When it comes to shipping your materials to the refiner, make sure the containers are sturdy, tamper-proof, and are not marked with any indication that there is precious metal inside. (“Avoid writing things like ‘gold sweeps’ or ‘high-value lots’—yes, we’ve seen that,” warns Antonacci.)
Drums work best for shipping and can often be obtained directly from your refiner so contact them about their shipping program. If you use cardboard boxes, be sure to reinforce the edges to prevent anything from leaking out during transit. Also make sure that any liquids, such as from sink traps, have been dried out prior to shipping, lest they soak into the box and cause it to break down.
“The bottom line is pack the materials as if you knew it was going to be dropped off the back of a truck doing 25 miles per hour,” advises Fell.

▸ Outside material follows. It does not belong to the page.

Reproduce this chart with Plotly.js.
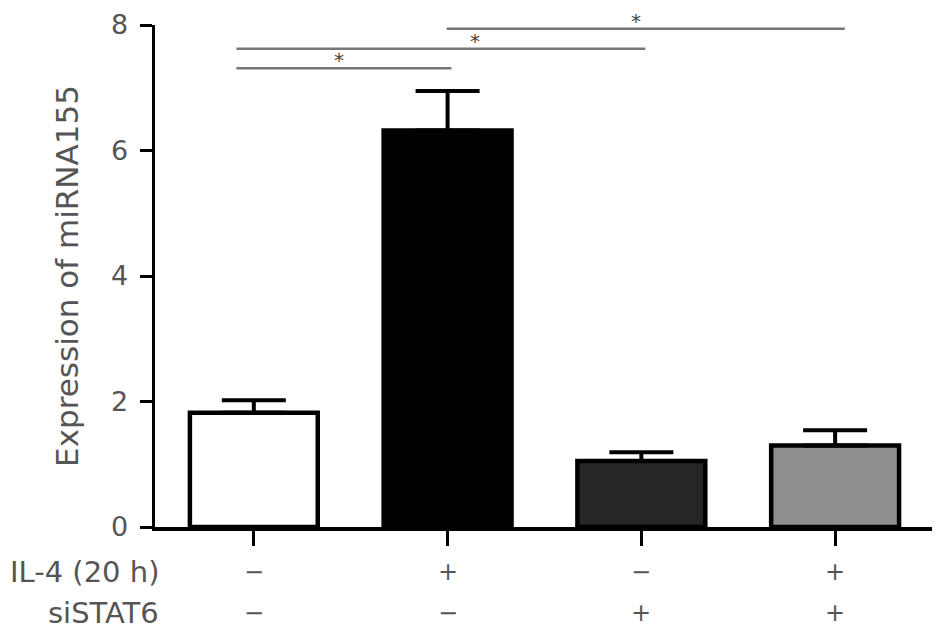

Whatever type of container you use, be sure that it’s covered by insurance and adhere to any guidelines the insurer re-quires. In addition, if you’re unclear if any of the materials in the shipment might be considered hazardous, such as certain types of solvents, check with your refiner or shipping company. “Give them the Safety Data Sheet and they’ll let you know if it has to ship as hazardous,” says Antonacci. In those instances, make sure you adhere to all hazardous shipping guidelines. “You’re the generator; if something happens between your place and the refiner, you’re responsible for that,” he says. “Make sure you have your ducks in a row.”